Clicker training is very good, especially for puppies. In addition to the videos you referred to, you can get much more in depth courses here:

Fenzi Dog Sports Academy - Schedule

and I have always like Michael Ellis:
Leerburg | The Power of Training Dogs with Food DVD

He has a bunch of videos, and I like his style of teaching a lot.


----------



## gdgli (Aug 24, 2011)

I am a big fan of Kikopup. She has some great videos. Emily Larlham is very skillful and does an excellent video.


----------



## Figtoria (Apr 19, 2016)

I hate clicker training with a passion.

It works - I grant you that. But the noise of a clicker class makes me crazy.

I prefer using the word "yes" instead of the click.


----------



## smp (Apr 27, 2016)

Figtoria said:


> I hate clicker training with a passion.
> 
> It works - I grant you that. But the noise of a clicker class makes me crazy.
> 
> I prefer using the word "yes" instead of the click.




That's good to know. I bought a clicker to see what it was like, and agree, it was obnoxiously loud, but the kikopup video woman (Emily) puts a little piece of poster tack on it to muffle the sound. I tried and it works great. I hope I'll be able to alternate between different markers- maybe click when trying to train very specific behaviors (exact place for heeling, etc) and lots of "yes's" for ongoing reinforcement / good girls for catching her being good, etc. We'll see... 3 more sleeps till gotcha day. 


Sent from my iPhone using Tapatalk


----------



## MomtoChula (Jul 20, 2016)

Have you heard of Susan Garrett (Say Yes Dog Training)? Her program is called brilliant recalls and I have found it to be highly successful and fun (no clickers). I really like her "it's your choice" game. 

Recallers | Susan Garrett: Dog Trainer, Agility Champion, Owner of Say Yes Dog Training


----------



## smp (Apr 27, 2016)

MomtoChula said:


> Have you heard of Susan Garrett (Say Yes Dog Training)? Her program is called brilliant recalls and I have found it to be highly successful and fun (no clickers). I really like her "it's your choice" game.
> 
> Recallers | Susan Garrett: Dog Trainer, Agility Champion, Owner of Say Yes Dog Training




Funny, I just found her crate games tonight. I'll have to check these out. Thanks!!

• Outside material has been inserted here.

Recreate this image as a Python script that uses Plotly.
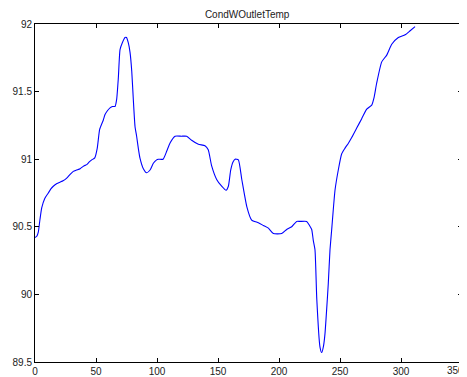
import plotly.graph_objects as go

t_vals = [0, 1.5, 2.7, 4, 5.5, 8, 10.9, 13, 15, 18, 20.5, 23, 26, 29, 31.4, 34, 37, 40, 42.4, 44.5, 46.5, 49, 51, 53, 56, 57.4, 59.5, 61.5, 63.5, 65.6, 66.9, 68.3, 69.7, 71.5, 73.8, 75, 76.5, 77.9, 79.3, 80.6, 82, 83.3, 84.7, 86, 88.8, 91.5, 94.3, 97, 99.7, 101, 105, 108, 110.7, 114.8, 120, 124.3, 128.4, 133.9, 139.3, 142, 144.8, 148.9, 153, 156.6, 158.5, 160.4, 162.3, 164, 166.7, 169.5, 173.6, 177.6, 183.1, 187.2, 191.3, 195.4, 202.2, 206.3, 210.4, 214.5, 217.2, 222.7, 225, 226.8, 228.1, 229.5, 231, 233.6, 235, 236.5, 237.7, 239, 240.4, 241.8, 243.2, 245.9, 248.6, 251.4, 254, 257, 259.6, 263.7, 267.8, 271.9, 276, 278, 280, 284.2, 288.3, 292.4, 297.8, 303.4, 307.5, 311.5]
v_vals = [90.42, 90.43, 90.46, 90.55, 90.64, 90.71, 90.75, 90.78, 90.80, 90.82, 90.83, 90.84, 90.86, 90.89, 90.91, 90.92, 90.93, 90.95, 90.96, 90.98, 90.995, 91.01, 91.08, 91.22, 91.29, 91.33, 91.36, 91.38, 91.39, 91.39, 91.44, 91.6, 91.81, 91.86, 91.90, 91.90, 91.86, 91.79, 91.65, 91.44, 91.24, 91.17, 91.08, 91.01, 90.93, 90.90, 90.92, 90.97, 90.995, 91.0, 91.0, 91.06, 91.12, 91.17, 91.17, 91.17, 91.14, 91.11, 91.10, 91.07, 90.95, 90.85, 90.80, 90.77, 90.80, 90.92, 90.98, 91.0, 90.995, 90.85, 90.65, 90.55, 90.53, 90.51, 90.49, 90.45, 90.45, 90.48, 90.50, 90.54, 90.54, 90.54, 90.51, 90.48, 90.40, 90.33, 89.96, 89.61, 89.57, 89.62, 89.71, 89.88, 90.08, 90.33, 90.48, 90.77, 90.92, 91.04, 91.08, 91.12, 91.16, 91.23, 91.30, 91.37, 91.40, 91.46, 91.56, 91.72, 91.77, 91.85, 91.90, 91.92, 91.95, 91.98]

x_ticks = [0, 50, 100, 150, 200, 250, 300, 350]
y_ticks = [89.5, 90, 90.5, 91, 91.5, 92]
title_text = "CondWOutletTemp"

label_font = dict(family="Liberation Sans, Arial, sans-serif", size=10, color="#222")

fig = go.Figure()
fig.add_trace(go.Scatter(x=t_vals, y=v_vals, mode="lines",
                         line=dict(color="rgb(0,0,255)", width=1.1, shape="spline", smoothing=0.5),
                         showlegend=False, hoverinfo="skip"))

axis_common = dict(showgrid=False, zeroline=False, showline=True, linecolor="black",
                   linewidth=1, mirror="ticks", ticks="inside", ticklen=4,
                   tickcolor="black", tickwidth=1, automargin=False,
                   tickfont=label_font)

# last x tick label sits at the page edge; draw it as an annotation nudged to stay inside the page
fig.add_annotation(x=x_ticks[-1], y=0, xref="x", yref="paper", text=str(x_ticks[-1]),
                   showarrow=False, xanchor="right", xshift=4, yanchor="top", yshift=-1,
                   font=label_font)

# page body adds an 8px offset, so the figure is sized to fit the remaining window
fig.update_layout(
    width=459, height=369,
    paper_bgcolor="white", plot_bgcolor="white",
    margin=dict(l=27, r=5, t=16, b=15, autoexpand=False),
    title=dict(text=title_text, x=0.521, xanchor="center", xref="container",
               y=0.983, yanchor="middle", yref="container",
               font=label_font),
    xaxis=dict(range=[0, 350], tickvals=x_ticks, ticktext=[str(v) for v in x_ticks], **axis_common),
    yaxis=dict(range=[89.5, 92], tickvals=y_ticks, ticktext=[("%g" % v) for v in y_ticks], **axis_common),
)

fig.write_html("out.html")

Sent from my iPhone using Tapatalk


----------



## quilter (Sep 12, 2011)

I have taken two classes from Donna Hill through the Fenzi site. Loved both and learned a lot about my dog! 

I use the clicker a lot, because it works well for Casper. Casper doesn't like fuzzy instructions, and with the clicker it's more clear exactly when he did the right thing.


----------



## Loisiana (Jul 29, 2009)

I don't care for clicker training; I prefer more hands on, interactive training processes


----------



## aesthetic (Apr 23, 2015)

Loisiana said:


> I prefer more hands on, interactive training processes


What do you mean by that? I'm always interested in how other people train. I myself don't care much for a clicker, I like having my hands free of anything. I can make a clicking spund with my tongue too that seems to do the trick with Kaizer. I do like the clicker for shaping though, and I find that it's the only thing I use the clicker for.


----------



## Loisiana (Jul 29, 2009)

aesthetic said:


> What do you mean by that?


I like using my hands and voice to get my dogs excited, to reward them, and also to show them exactly what I want them to do. I don't do free shaping.


----------



## TexasTom (Aug 6, 2016)

I like the "YES" (softer voice, but excited). Never can find the clicker when I need it. 

Still high reward treats and "yes" really help. No treats half the time, so need "YES" quite often. For specific task ("touch" with a good nose press, YES YES YES with three threats!).

Working with our trainer, who is great. Catch-22 is often my voice goes to barely a wisper so I have to use hand commands. Golden knows "smooth hand" and "shaky hand" mean same thing. :smile2:

Still love all of Patricia McConnell's books and video's.


----------



## Dee's Gidget (Aug 14, 2016)

In your opinion, would it be alright to use clicker training onsite at the agility training site and not when attempting other skils at home and in my own back yard? Are GR environmental? Will she be able to train one way and switch? 

I found an instructor an hour away that I sorta-kinda knew from my old Ob Club. She now has a training facility and now uses the clicker. I hadn't thought about agility at all, but I like her and I like the idea of trying it.


----------